Protocols for nonlocality distillation

Popescu and Rohrlich proposed in 1994 a hypothetical nonlocal box (NLB) that attains the maximum value for the CHSH inequality without allowing for communication between two spatially separated parties, Alice and Bob. Their seminal work has have long-lasting impact on how we study quantum correlations and significantly increased our understanding of why certain correlations are not allowed by quantum physics. A hypothesized world in which nonlocal boxes are available have profound implications. van~Dam showed that perfect nonlocal boxes imply trivial communication complexity for boolean functions, i.e. any boolean function may be computed by a single bit of communication between Alice and Bob. This was extended by Brassard, Buhrman, Linden, Methot, Tapp, and Unger to include nonlocal boxes that work correctly with probability greater than 0.908. Pawlowski, Paterek, Kaszlikowski, Scarani, Winter, and Zukowski showed that all strategies that violate Tsirelson’s bound also violate the principle of information causality which states that the transmission of $n$ classical bits can cause an information gain of at most $n$ bits.

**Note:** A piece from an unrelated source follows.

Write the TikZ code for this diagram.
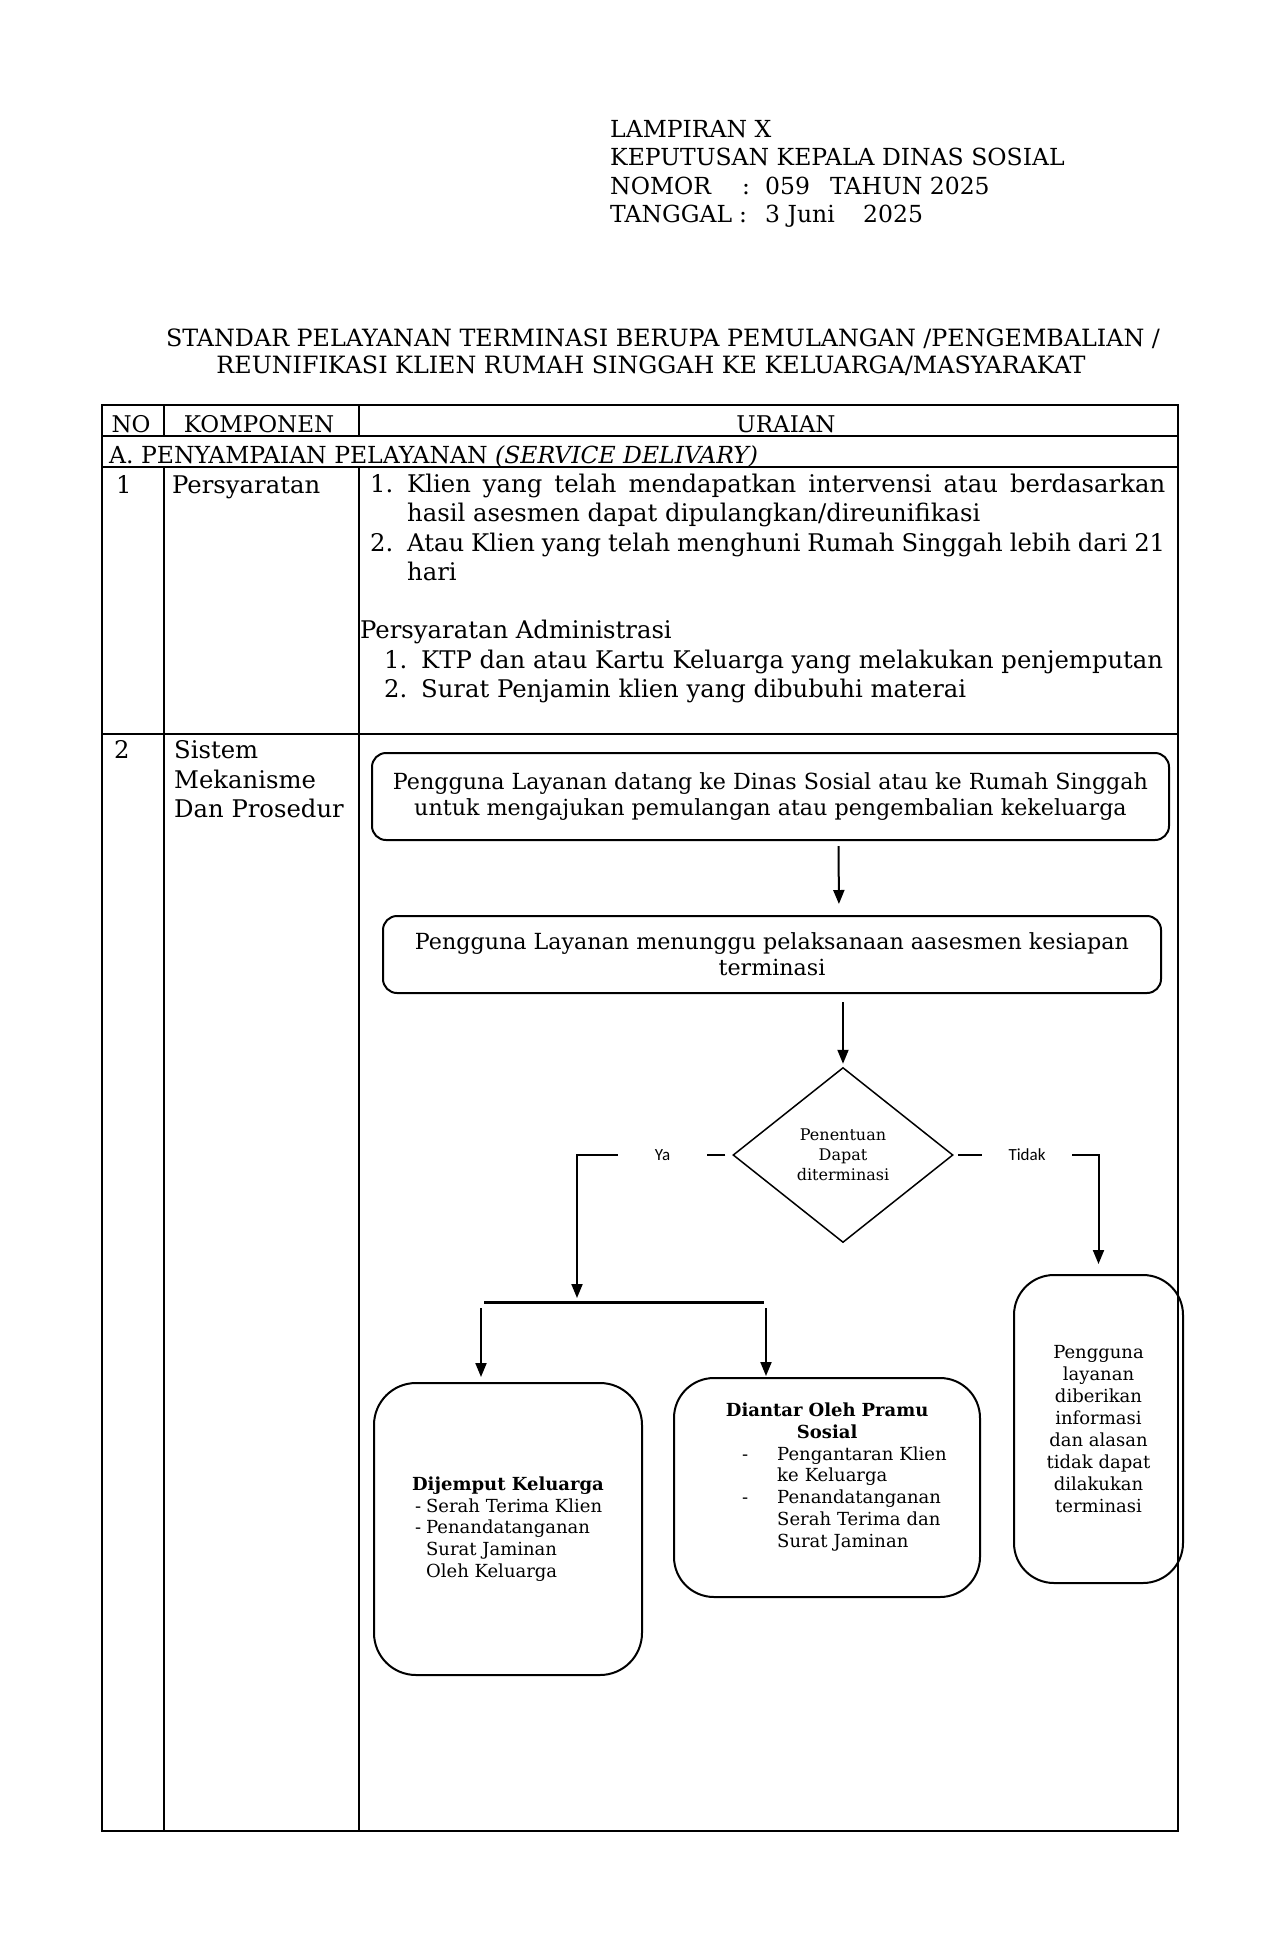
\documentclass[tikz,border=0pt]{standalone}
\usepackage{fontspec}
\setmainfont{DejaVu Serif}
\newfontfamily\lblfont{Carlito}
\usetikzlibrary{arrows.meta,shapes.geometric}
\newcommand\szHead{\fontsize{23.5}{28.4}\selectfont}
\newcommand\szTitle{\fontsize{23.8}{27}\selectfont}
\newcommand\szTab{\fontsize{24.3}{29}\selectfont}
\newcommand\szCaps{\fontsize{23.5}{29}\selectfont}
\newcommand\szHrow{\fontsize{23}{29}\selectfont}
\newcommand\szBox{\fontsize{22.2}{26}\selectfont}
\newcommand\szSmall{\fontsize{18}{21.7}\selectfont}
\newcommand\szTidak{\fontsize{18}{22.1}\selectfont}
\newcommand\szDia{\fontsize{16}{20}\selectfont}
\newcommand\szLbl{\fontsize{17}{20}\selectfont}
\begin{document}
\begin{tikzpicture}[x=1pt,y=-1pt,
  txt/.style={inner sep=0pt, anchor=base west},
  ctxt/.style={inner sep=0pt, anchor=base},
  tline/.style={line width=1.4pt},
  flow/.style={draw, line width=2pt, rounded corners=14pt, align=center, inner sep=0pt},
  bigbox/.style={draw, line width=2pt, rounded corners=40pt, inner sep=0pt},
  conn/.style={line width=2pt},
  arr/.style={line width=2pt, -{Triangle[length=14pt,width=11pt]}},
  lbl/.style={inner sep=0pt, font=\lblfont\szLbl},
]
\useasboundingbox[fill=white] (0,0) rectangle (1273,1955);

% ---------- header ----------
\node[txt, font=\szHead] (h1) at (610,137) {LAMPIRAN X};
\node[txt, font=\szHead] (h2) at (610,165) {KEPUTUSAN KEPALA DINAS SOSIAL};
\node[txt, font=\szHead] (h3a) at (610,194) {NOMOR};
\node[txt, font=\szHead] (h3b) at (742,194) {:};
\node[txt, font=\szHead] (h3c) at (765,194) {059};
\node[txt, font=\szHead] (h3d) at (830,194) {TAHUN 2025};
\node[txt, font=\szHead] (h4a) at (610,222) {TANGGAL};
\node[txt, font=\szHead] (h4b) at (739,222) {:};
\node[txt, font=\szHead] (h4c) at (765,222) {3 Juni};
\node[txt, font=\szHead] (h4d) at (863,222) {2025};

% ---------- title ----------
\node[ctxt, font=\szTitle] (t1) at (663,346) {STANDAR PELAYANAN TERMINASI BERUPA PEMULANGAN /PENGEMBALIAN /};
\node[ctxt, font=\szTitle] (t2) at (651,373) {REUNIFIKASI KLIEN RUMAH SINGGAH KE KELUARGA/MASYARAKAT};

% ---------- table ----------
\draw[tline] (102,405) rectangle (1178,1831);
\draw[tline] (102,436) -- (1178,436);
\draw[tline] (102,467) -- (1178,467);
\draw[tline] (102,734) -- (1178,734);
\draw[tline] (164,405) -- (164,436);
\draw[tline] (359,405) -- (359,436);
\draw[tline] (164,467) -- (164,1831);
\draw[tline] (359,467) -- (359,1831);

\node[ctxt, font=\szHrow] (hno) at (131,432) {NO};
\node[ctxt, font=\szHrow] (hkomp) at (259,432) {KOMPONEN};
\node[ctxt, font=\szHrow] (hur) at (786,432) {URAIAN};
\node[txt, font=\szCaps] (sec) at (109,463) {A. PENYAMPAIAN PELAYANAN \textit{(SERVICE DELIVARY)}};

\node[txt, font=\szTab] (n1) at (116,493) {1};
\node[txt, font=\szTab] (k1) at (172,493) {Persyaratan};
\node[txt, font=\szTab] (u1n) at (370,492) {1.};
\node[txt, font=\szTab] (u1a) at (407,492) {\makebox[758pt][s]{Klien yang telah mendapatkan intervensi atau berdasarkan}};
\node[txt, font=\szTab] (u1b) at (407,521) {hasil asesmen dapat dipulangkan/direunifikasi};
\node[txt, font=\szTab] (u2n) at (370,551) {2.};
\node[txt, font=\szTab] (u2a) at (407,551) {\makebox[758pt][s]{Atau Klien yang telah menghuni Rumah Singgah lebih dari 21}};
\node[txt, font=\szTab] (u2b) at (407,580) {hari};
\node[txt, font=\szTab] (adm) at (360,638) {Persyaratan Administrasi};
\node[txt, font=\szTab] (a1n) at (384,668) {1.};
\node[txt, font=\szTab] (a1) at (421,668) {KTP dan atau Kartu Keluarga yang melakukan penjemputan};
\node[txt, font=\szTab] (a2n) at (384,697) {2.};
\node[txt, font=\szTab] (a2) at (421,697) {Surat Penjamin klien yang dibubuhi materai};

\node[txt, font=\szTab] (n2) at (114,758) {2};
\node[txt, font=\szTab] (k2a) at (174,758) {Sistem};
\node[txt, font=\szTab] (k2b) at (174,788) {Mekanisme};
\node[txt, font=\szTab] (k2c) at (174,817) {Dan Prosedur};

% ---------- flowchart ----------
\node[flow, minimum width=797pt, minimum height=87pt, font=\szBox] (b1) at (770.5,796.5)
  {Pengguna Layanan datang ke Dinas Sosial atau ke Rumah Singgah\\untuk mengajukan pemulangan atau pengembalian kekeluarga};
\node[flow, minimum width=778pt, minimum height=77pt, font=\szBox] (b2) at (772,954.5)
  {Pengguna Layanan menunggu pelaksanaan aasesmen kesiapan\\terminasi};
\node[diamond, draw, line width=1.5pt, minimum width=220pt, minimum height=175pt, inner sep=0pt,
  align=center, font=\szDia] (d) at (843,1155) {Penentuan\\Dapat\\diterminasi};

\node[lbl, minimum width=89pt] (ya) at (662.5,1155) {Ya};
\node[lbl, minimum width=90pt] (td) at (1027,1155) {Tidak};

\node[bigbox, minimum width=268pt, minimum height=292pt, rounded corners=42pt, align=left, font=\szSmall]
  (lb) at (508,1529)
  {\textbf{Dijemput Keluarga}\\
   \makebox[14pt][l]{\hspace*{3pt}-}Serah Terima Klien\\
   \makebox[14pt][l]{\hspace*{3pt}-}Penandatanganan\\
   \hspace*{14pt}Surat Jaminan\\
   \hspace*{14pt}Oleh Keluarga};
\node[bigbox, minimum width=306pt, minimum height=219pt] (rb) at (827,1487.5) {};
\node[inner sep=0pt, text width=240pt, align=left, font=\szSmall, anchor=west] (rbt) at (742,1477)
  {\makebox[170pt]{\textbf{Diantar Oleh Pramu}}\\
   \makebox[170pt]{\textbf{Sosial}}\\
   \makebox[35pt][l]{-}Pengantaran Klien\\
   \hspace*{35pt}ke Keluarga\\
   \makebox[35pt][l]{-}Penandatanganan\\
   \hspace*{35pt}Serah Terima dan\\
   \hspace*{35pt}Surat Jaminan};
\node[bigbox, minimum width=169pt, minimum height=308pt, align=center, font=\szTidak] (tb) at (1098.5,1429)
  {Pengguna\\layanan\\diberikan\\informasi\\dan alasan\\tidak dapat\\dilakukan\\terminasi};

% connectors
\draw[arr, shorten <=5pt, shorten >=11pt] ([xshift=68pt]b1.south) -- ([xshift=67pt]b2.north);
\draw[arr, shorten <=8pt, shorten >=3pt] (d.north |- b2.south) -- (d.north);

\coordinate (yaEnd) at (577,1298);
\draw[conn, shorten <=7pt] (d.west) -- (ya.east);
\draw[arr] (ya.west) -| (yaEnd);

\draw[conn, shorten <=4pt] (d.east) -- (td.west);
\draw[arr, shorten >=10pt] (td.east) -| (tb.north);

\coordinate (barL) at (484,1302);
\coordinate (barR) at (764,1302);
\draw[line width=3pt] (barL) -- (barR);
\coordinate (la) at (481,1308);
\coordinate (ra) at (766,1308);
\draw[arr, shorten >=5pt] (la) -- (la |- lb.north);
\draw[arr, shorten >=1pt] (ra) -- (ra |- rb.north);
\end{tikzpicture}
\end{document}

It is unclear if such results hold for all non-quantum correlations. Is the nonlocal box introduced by Popescu and Rohrlich a representative for all non-quantum correlations, or are there foundational differences between non-quantum correlations? In this talk, I will address these questions through the study of distillation of nonlocal boxes. A distillation process for nonlocal boxes takes a non-perfect nonlocal box and makes it more perfect. I will formalize this notion, prove the optimality of a distillation process for oblivious distillation processes, introduce a new distillation process that distill a class of non-perfect nonlocal boxes better than any previously known protocol, and present results on the possible non-existence of a single optimal distillation process for all non-perfect boxes.